The Greek air force has shortlisted the contenders for its airborne early warning (AEW) requirement to Ericsson Microwave Systems, Lockheed Martin and Northrop Grumman.

Initial screening of respondents to the Greek request for information has pitted Ericsson's Erieye airborne early warning and control system, mounted on an Embraer RJ-145 twinjet, against Northrop Grumman's APS-145 radar system, mounted on a Lockheed Martin C-130J Hercules, and the same radar mounted on a Northrop Grumman E-2C Hawkeye 2000.

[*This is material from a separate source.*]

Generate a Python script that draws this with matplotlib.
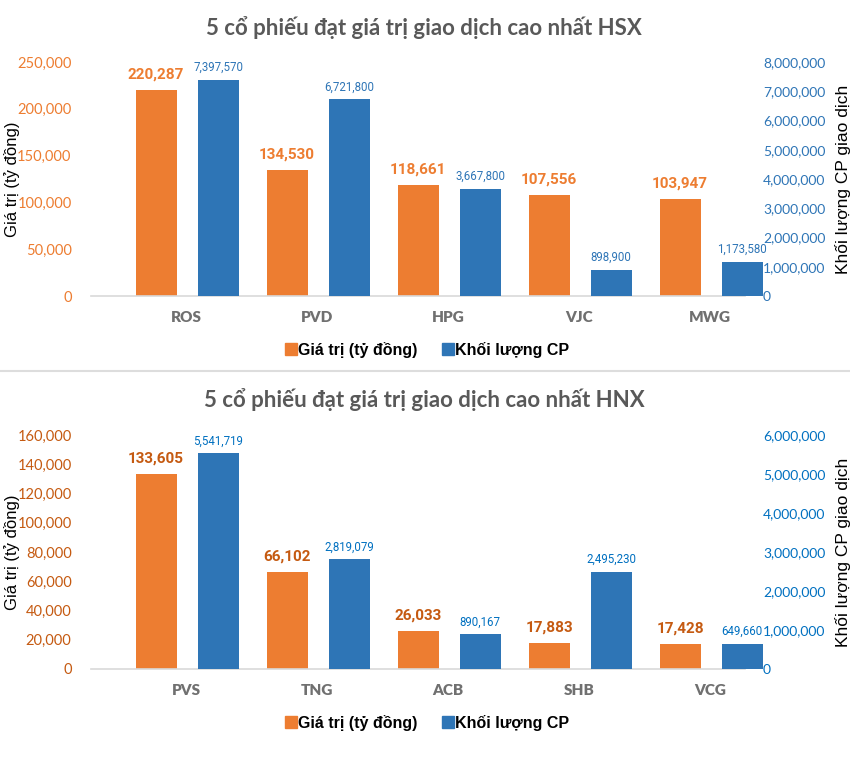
import matplotlib
matplotlib.use("Agg")
import matplotlib.pyplot as plt
from matplotlib.ticker import FuncFormatter, MultipleLocator
from matplotlib.lines import Line2D
import numpy as np

# ---------------- data ----------------
hsx_codes = ["ROS", "PVD", "HPG", "VJC", "MWG"]
hsx_value = [220287, 134530, 118661, 107556, 103947]          # Giá trị (tỷ đồng)
hsx_volume = [7397570, 6721800, 3667800, 898900, 1173580]     # Khối lượng CP

hnx_codes = ["PVS", "TNG", "ACB", "SHB", "VCG"]
hnx_value = [133605, 66102, 26033, 17883, 17428]
hnx_volume = [5541719, 2819079, 890167, 2495230, 649660]

title_hsx = "5 cổ phiếu đạt giá trị giao dịch cao nhất HSX"
title_hnx = "5 cổ phiếu đạt giá trị giao dịch cao nhất HNX"
left_label = "Giá trị (tỷ đồng)"
right_label = "Khối lượng CP giao dịch"
legend_labels = ["Giá trị (tỷ đồng)", "Khối lượng CP"]

# ---------------- style ----------------
ORANGE = "#ED7D31"
BLUE = "#2E75B6"
W, H = 850, 776
fig = plt.figure(figsize=(W / 100, H / 100), dpi=100)
fig.patch.set_facecolor("white")

fmt = FuncFormatter(lambda v, p: f"{v:,.0f}")
NARROW = ["Roboto", "DejaVu Sans"]
SANS = ["Liberation Sans", "DejaVu Sans"]
CAL = ["Lato", "DejaVu Sans"]


def panel(top_px, base_px, title, title_y, legend_y, codes, vals, vols, ymax, ystep,
          y2max, y2step, tick_col_l, tick_col_r, lab_col_o, lab_col_b):
    ax = fig.add_axes([91 / W, 1 - base_px / H, 654 / W, (base_px - top_px) / H])
    x = np.arange(len(codes))
    bw = 0.313
    ax.bar(x - 0.228, vals, width=bw, color=ORANGE, zorder=2, clip_on=False)
    ax.set_xlim(-0.725, 4.267)
    ax.set_ylim(0, ymax)
    ax.yaxis.set_major_locator(MultipleLocator(ystep))
    ax.yaxis.set_major_formatter(fmt)
    for s in ["top", "right", "left"]:
        ax.spines[s].set_visible(False)
    ax.spines["bottom"].set_color("#D9D9D9")
    ax.spines["bottom"].set_linewidth(1.2)
    ax.set_xticks(x)
    ax.set_xticklabels(codes, fontfamily=CAL, fontweight="heavy", fontsize=11,
                       color="#707070")
    ax.tick_params(axis="x", length=0, pad=11)
    ax.tick_params(axis="y", length=0, pad=14, labelsize=10.5, labelcolor=tick_col_l)
    for t in ax.get_yticklabels():
        t.set_fontfamily(CAL)
    ax.set_ylabel(left_label, fontfamily=SANS, fontsize=12, color="black", va="center")
    ax.yaxis.set_label_coords(-0.121, 0.5)

    ax2 = ax.twinx()
    ax2.bar(x + 0.245, vols, width=bw, color=BLUE, zorder=2, clip_on=False)
    ax2.set_ylim(0, y2max)
    ax2.yaxis.set_major_locator(MultipleLocator(y2step))
    ax2.yaxis.set_major_formatter(fmt)
    for s in ["top", "right", "left", "bottom"]:
        ax2.spines[s].set_visible(False)
    ax2.tick_params(axis="y", length=0, pad=13, labelsize=10, labelcolor=tick_col_r)
    for t in ax2.get_yticklabels():
        t.set_fontfamily(CAL)
    ax2.set_ylabel(right_label, fontfamily=SANS, fontsize=12.5, color="black",
                   rotation=90, va="center")
    ax2.yaxis.set_label_coords(1.150, 0.5)

    ax.bar_label(ax.containers[0], labels=[f"{v:,}" for v in vals], padding=6,
                 fontfamily=NARROW, fontweight="bold", fontsize=11, color=lab_col_o)
    ax2.bar_label(ax2.containers[0], labels=[f"{v:,}" for v in vols], padding=4,
                  fontfamily=NARROW, fontsize=8.3, color=lab_col_b)

    fig.text(424 / W, 1 - title_y / H, title,
             ha="center", va="center", fontfamily=CAL, fontweight="bold",
             fontsize=16, color="#595959")

    handles = [Line2D([], [], marker="s", linestyle="none", markersize=8,
                      markerfacecolor=ORANGE, markeredgecolor=ORANGE),
               Line2D([], [], marker="s", linestyle="none", markersize=8,
                      markerfacecolor=BLUE, markeredgecolor=BLUE)]
    fig.legend(handles, legend_labels, loc="center", ncol=2,
               bbox_to_anchor=(428 / W, 1 - legend_y / H), frameon=False,
               prop={"family": SANS, "weight": "bold", "size": 11.5},
               handlelength=0.6, handletextpad=0.15, columnspacing=1.6)
    return ax, ax2


panel(62, 296, title_hsx, 28, 350, hsx_codes, hsx_value, hsx_volume, 250000, 50000,
      8000000, 1000000, ORANGE, BLUE, ORANGE, BLUE)
panel(435, 669, title_hnx, 400, 723, hnx_codes, hnx_value, hnx_volume, 160000, 20000,
      6000000, 1000000, "#C55A11", "#0070C0", "#C55A11", "#0070C0")

# separator line between the two charts
fig.add_artist(Line2D([0, 1], [1 - 371 / H, 1 - 371 / H], transform=fig.transFigure,
                      color="#DDDDDD", linewidth=1.5))

fig.savefig("out.png", dpi=100, facecolor="white")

The Swedish company has teamed up with Thomson-CSF on its bid, with Thomson contributing its DR3000 ESM passive detection system, integrated self- protection systems, secure radio and datalinks and identification friend-or-foe transponders. The Erieye system is based on a dorsally mounted phased-array radar. As part of its offset package, Ericsson has established a Greek telecommunications and defence subsidiary called Ericsson Hellas,

Lockheed Martin says its radar is a proven system on current Hawkeyes, at medium cost, and that the C-130J platform offers six onboard workstations with possible expansion to nine. The C-130J can patrol for 14h continuously, and the Greek air force has the option of fitting the aircraft with refuelling probes.

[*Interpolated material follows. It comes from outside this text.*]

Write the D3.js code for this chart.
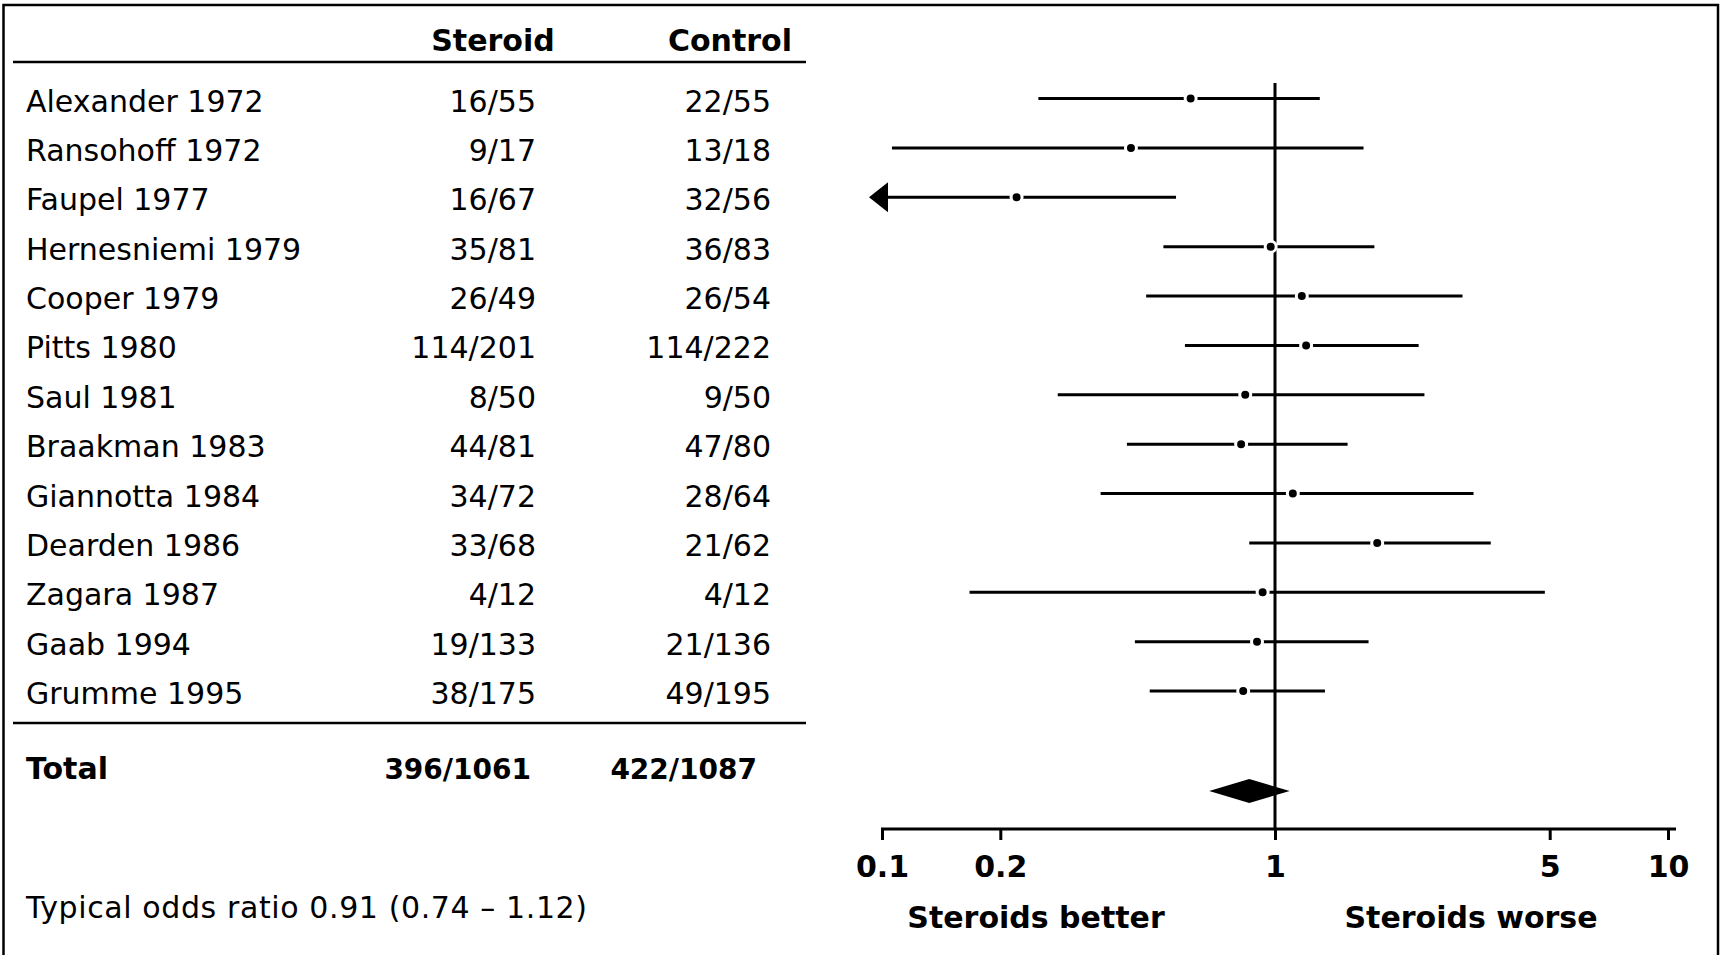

The Hawkeye 2000 is planned for service entry in 2001. It has three upgraded onboard workstations and, according to Northrop Grumman, offers "significant enhancements in data management, system throughput, operator interfaces, connectivity and situational awareness".

The system features a new central mission computer, with less weight and volume than in earlier Hawkeyes, and allowing the installation of new onboard systems.

It will have a fully integrated satellite communications capability, and a new co-operative engagement capability system, improved fleet-wide communications and data exchange.